Census is off base on race

New racial statistics grabbed the headlines recently; the paper and evening news provided the latest Census counts of the population, broken down by race and ethnicity. We generally accept these facts as the result of scientific methods of data collection and analysis and think of them as politically neutral. However, we must remember that just as the Census results are used to shape our political landscape, racial categories are also political, with history and ideology behind them.

Making up racial and ethnic classifications

In 1977, the Office of Management and Budget (OMB) set out to establish official classifications of race and ethnicity. They recognized four racial categories — American Indians or Alaskan Natives, Asian or Pacific Islanders, Black and White — and two ethnic groups — Hispanic Origin and Not of Hispanic Origin.

After the 1990 census enumeration, critics argued that these classifications did not reflect the increasing diversity of the population. So the OMB divided the Asian or Pacific Islander category into two — Asian and Native Hawaiian or Other Pacific Islander. They also allowed people to characterize themselves as more than one race, which about 2 percent of the population did in 2000.

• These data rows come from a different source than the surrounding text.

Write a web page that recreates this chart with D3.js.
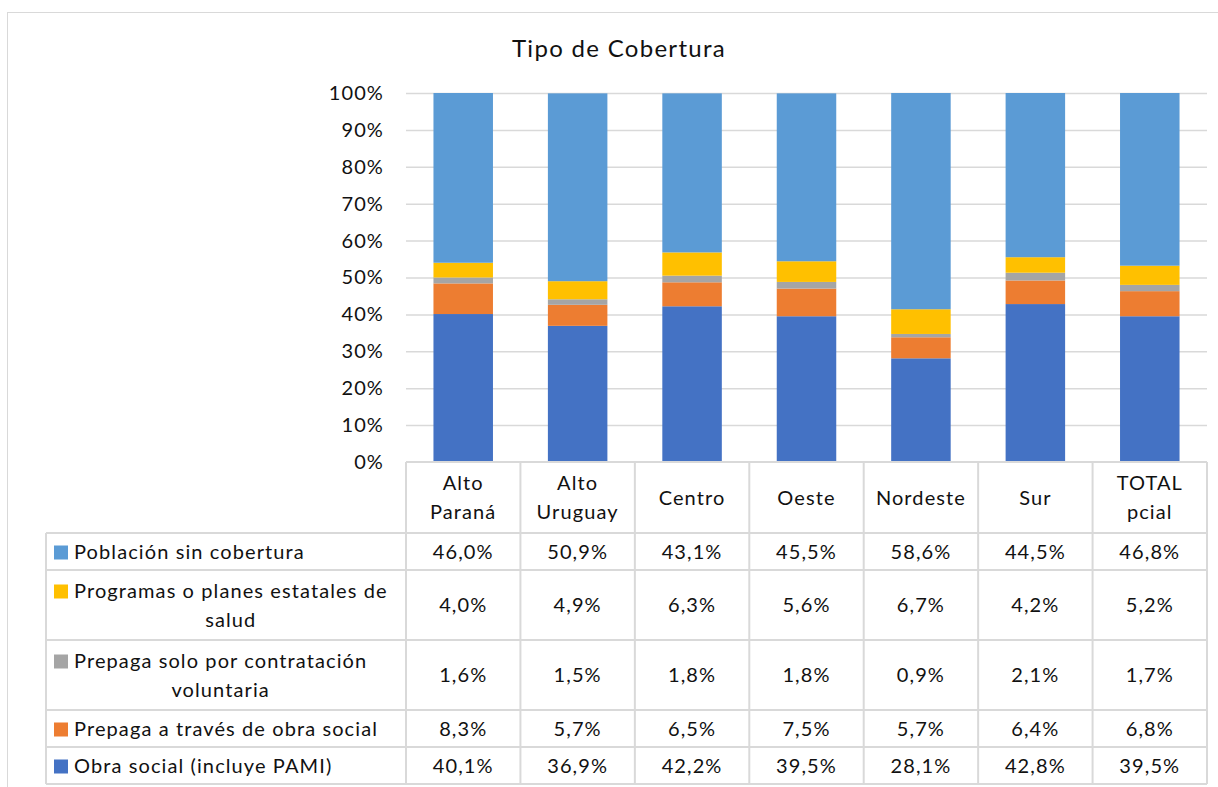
<!DOCTYPE html>
<html>
<head>
<meta charset="utf-8">
<script src="https://cdn.jsdelivr.net/npm/d3@7"></script>
<style>
  body { margin: 0; background: #fff; }
  svg { font-family: Lato, "Open Sans", sans-serif; }
</style>
</head>
<body>
<svg id="chart" width="1218" height="787"></svg>
<script>
(function () {
    // regions
    var categories = [["Alto", "Paraná"], ["Alto", "Uruguay"], ["Centro"], ["Oeste"], ["Nordeste"], ["Sur"], ["TOTAL", "pcial"]];

    // series, bottom of stack first
    var seriesNames = [
        ["Obra social (incluye PAMI)"],
        ["Prepaga a través de obra social"],
        ["Prepaga solo por contratación", "voluntaria"],
        ["Programas o planes estatales de", "salud"],
        ["Población sin cobertura"]
    ];
    var seriesColors = ["#4472C4", "#ED7D31", "#A5A5A5", "#FFC000", "#5B9BD5"];

    var obraSocial     = [40.1, 36.9, 42.2, 39.5, 28.1, 42.8, 39.5];
    var prepagaObra    = [8.3, 5.7, 6.5, 7.5, 5.7, 6.4, 6.8];
    var prepagaVol     = [1.6, 1.5, 1.8, 1.8, 0.9, 2.1, 1.7];
    var programas      = [4.0, 4.9, 6.3, 5.6, 6.7, 4.2, 5.2];
    var sinCobertura   = [46.0, 50.9, 43.1, 45.5, 58.6, 44.5, 46.8];
    var seriesValues = [obraSocial, prepagaObra, prepagaVol, programas, sinCobertura];

    var yTicks = [0, 10, 20, 30, 40, 50, 60, 70, 80, 90, 100];

    var svg = d3.select('#chart');
    var fontSize = 20;
    var spacing = 1.1;
    var textColor = '#111';
    var lineColor = '#D9D9D9';

    var esLocale = d3.formatLocale({decimal: ",", thousands: ".", grouping: [3], currency: ["", "€"]});
    var fmt = esLocale.format(".1f");

    var catKeys = categories.map(function (c) { return c.join(' '); });

    // chart border
    svg.append('rect')
        .attr('x', 7.5).attr('y', 12.5)
        .attr('width', 1220).attr('height', 800)
        .attr('fill', 'none').attr('stroke', lineColor);

    // title
    svg.append('text')
        .attr('x', 619).attr('y', 57)
        .attr('text-anchor', 'middle')
        .attr('font-size', 24)
        .attr('letter-spacing', 1.3)
        .attr('fill', textColor)
        .text('Tipo de Cobertura');

    var plotLeft = 406, plotRight = 1207, plotTop = 93, plotBottom = 462;

    var colScale = d3.scaleBand().domain(catKeys).range([plotLeft, plotRight]);
    var xScale = d3.scaleBand().domain(catKeys).range([plotLeft, plotRight])
        .paddingInner(0.48).paddingOuter(0.24);
    var yScale = d3.scaleLinear().domain([0, 100]).range([plotBottom, plotTop]);

    // gridlines
    svg.append('g').selectAll('line')
        .data(yTicks.slice(1))
        .enter().append('line')
        .attr('x1', plotLeft).attr('x2', plotRight)
        .attr('y1', function (d) { return yScale(d) + 0.5; })
        .attr('y2', function (d) { return yScale(d) + 0.5; })
        .attr('stroke', lineColor).attr('stroke-width', 1.5);

    // y axis labels
    var yAxis = d3.axisLeft(yScale).tickValues(yTicks)
        .tickFormat(function (d) { return d + '%'; })
        .tickSize(0).tickPadding(0);
    var yAxisGroup = svg.append('g')
        .attr('transform', 'translate(384,0)')
        .call(yAxis);
    yAxisGroup.select('.domain').remove();
    yAxisGroup.selectAll('text')
        .attr('font-family', 'Lato, sans-serif')
        .attr('font-size', fontSize)
        .attr('letter-spacing', spacing)
        .attr('fill', textColor);

    // stacked bars
    var rows = catKeys.map(function (k, i) {
        var r = {key: k};
        seriesValues.forEach(function (s, j) { r['s' + j] = s[i]; });
        return r;
    });
    var stack = d3.stack().keys(seriesValues.map(function (s, j) { return 's' + j; }));
    var stacked = stack(rows);

    svg.append('g').selectAll('g')
        .data(stacked)
        .enter().append('g')
        .attr('fill', function (d, j) { return seriesColors[j]; })
        .selectAll('rect')
        .data(function (d) { return d; })
        .enter().append('rect')
        .attr('x', function (d) { return xScale(d.data.key); })
        .attr('width', xScale.bandwidth())
        .attr('y', function (d) { return yScale(d[1]); })
        .attr('height', function (d) { return yScale(d[0]) - yScale(d[1]); });

    // data table
    var lineH = 29;
    var headerTop = plotBottom, headerBottom = 533;
    var tableLeft = 46;
    var table = svg.append('g')
        .attr('font-size', fontSize)
        .attr('letter-spacing', spacing)
        .attr('fill', textColor);

    // header cells
    categories.forEach(function (c, i) {
        var cx = colScale(catKeys[i]) + colScale.bandwidth() / 2;
        var cy = (headerTop + headerBottom) / 2;
        var t = table.append('text')
            .attr('text-anchor', 'middle');
        c.forEach(function (line, li) {
            t.append('tspan')
                .attr('x', cx)
                .attr('y', cy + (li - (c.length - 1) / 2) * lineH + 7)
                .text(line);
        });
    });

    // body rows, top row is the top of the stack
    var order = d3.range(seriesValues.length).reverse();
    var y = headerBottom;
    var rowEdges = [headerBottom];
    order.forEach(function (j) {
        var name = seriesNames[j];
        var h = name.length > 1 ? 70 : 37;
        var cy = y + h / 2;

        // legend cell
        var swatchX = 54, textX = 74;
        var firstY = cy - (name.length - 1) * lineH / 2 + 7;
        table.append('rect')
            .attr('x', swatchX).attr('y', firstY - 13)
            .attr('width', 14).attr('height', 14)
            .attr('fill', seriesColors[j]);
        var first = table.append('text')
            .attr('x', textX).attr('y', firstY)
            .text(name[0]);
        var w = first.node().getComputedTextLength();
        name.slice(1).forEach(function (line, li) {
            table.append('text')
                .attr('x', textX + w / 2)
                .attr('y', firstY + (li + 1) * lineH)
                .attr('text-anchor', 'middle')
                .text(line);
        });

        // value cells
        table.append('g').selectAll('text')
            .data(seriesValues[j])
            .enter().append('text')
            .attr('x', function (d, i) { return colScale(catKeys[i]) + colScale.bandwidth() / 2; })
            .attr('y', cy + 7)
            .attr('text-anchor', 'middle')
            .text(function (d) { return fmt(d) + '%'; });

        y += h;
        rowEdges.push(y);
    });

    // table grid lines
    table.append('line')
        .attr('x1', plotLeft).attr('x2', plotRight)
        .attr('y1', headerTop).attr('y2', headerTop)
        .attr('stroke', lineColor).attr('stroke-width', 2);
    table.selectAll('.hline')
        .data(rowEdges)
        .enter().append('line')
        .attr('x1', tableLeft).attr('x2', plotRight)
        .attr('y1', function (d) { return d; }).attr('y2', function (d) { return d; })
        .attr('stroke', lineColor).attr('stroke-width', 2);
    var colEdges = catKeys.map(function (k) { return colScale(k); }).concat([plotRight]);
    table.selectAll('.vline')
        .data(colEdges)
        .enter().append('line')
        .attr('x1', function (d) { return d; }).attr('x2', function (d) { return d; })
        .attr('y1', headerTop).attr('y2', y)
        .attr('stroke', lineColor).attr('stroke-width', 2);
    table.append('line')
        .attr('x1', tableLeft).attr('x2', tableLeft)
        .attr('y1', headerBottom).attr('y2', y)
        .attr('stroke', lineColor).attr('stroke-width', 2);
})();
</script>
</body>
</html>
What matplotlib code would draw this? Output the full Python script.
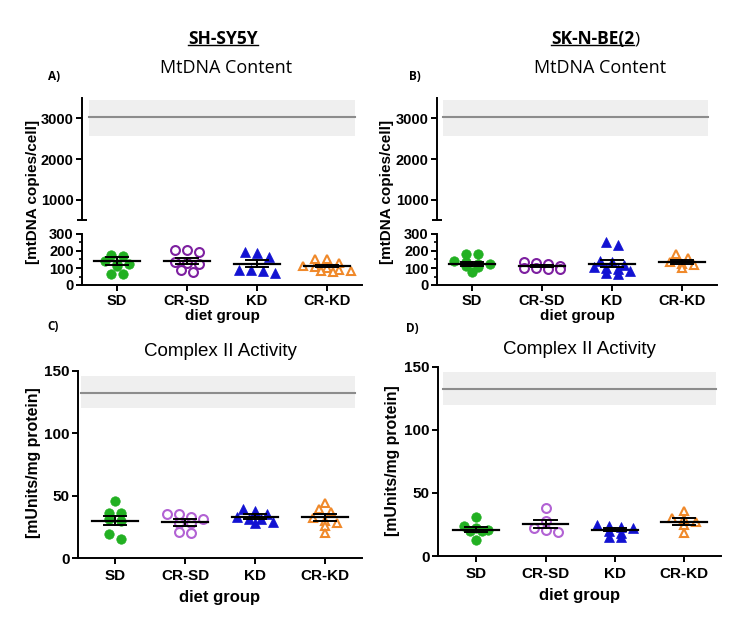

But the OMB is still limiting the conversation about diversity to a defined group of categories. The Census raises several important questions. What is race? It’s not biological; the human genome project proved that. Is it political? Is it social? Or is it psychological? What is the difference between race and ethnicity? And why do these categories have so much significance in America?

Race is not ethnicity

According to the latest figures from the 2000 Census, the Hispanic population grew by 60 percent during the ’90s. The new racial counts reflect real demographic shifts; they also result from changing Census policies.

The so-called “Hispanic” population is a creation of a political directive: The OMB instructed the Census Bureau to make Hispanic a category. This reflects the government’s desire to establish as a distinct group people with origins south of the U.S.-Mexico border.

Why did the Census Bureau decide to juxtapose an ethnic designation like Hispanic with a racial designation like Black? Ethnicity and race are not interchangeable categorizations. This creates confusion: A full 43 percent of Hispanics don’t see themselves fitting into any of the Census’ racial categories. Almost 95 percent of the people who answered Other with regard to the race question are Hispanic.

The politics of the Census

Racial classification of data is necessarily political. The government uses racial data from the Census in drawing legislative districts, monitoring compliance with anti-discrimination and civil-rights legislation, and estimating race-specific population size and change.

But there’s a difference between policies that perpetuate racial stratification and policies that seek to eradicate inequality. It is good that the Census Bureau collected the racial data, but they should have statistically adjusted these numbers prior to their release so that the Census could be a tool for combating, rather than perpetuating, racial misinformation and inequality.

Undercounting people is nothing new to the Census. Originally, the Constitution directed enumerators to count enslaved Africans as three-fifths of a person, and counted only the “civilized” among Native Americans. While racial groups are no longer so deliberately undercounted, many experts believe Census Bureau practices still missed millions of people in 2000, mostly city-dwelling people of color.

It is still not too late for the Federal government to use adjusted numbers for the distribution of billions of dollars in federal funds, and to use all their data to pursue justice.

Tukufu Zuberi is a professor of African studies. His book, “Thicker Than Blood: How Racial Statistics Lie” is forthcoming from the University of Minnesota Press.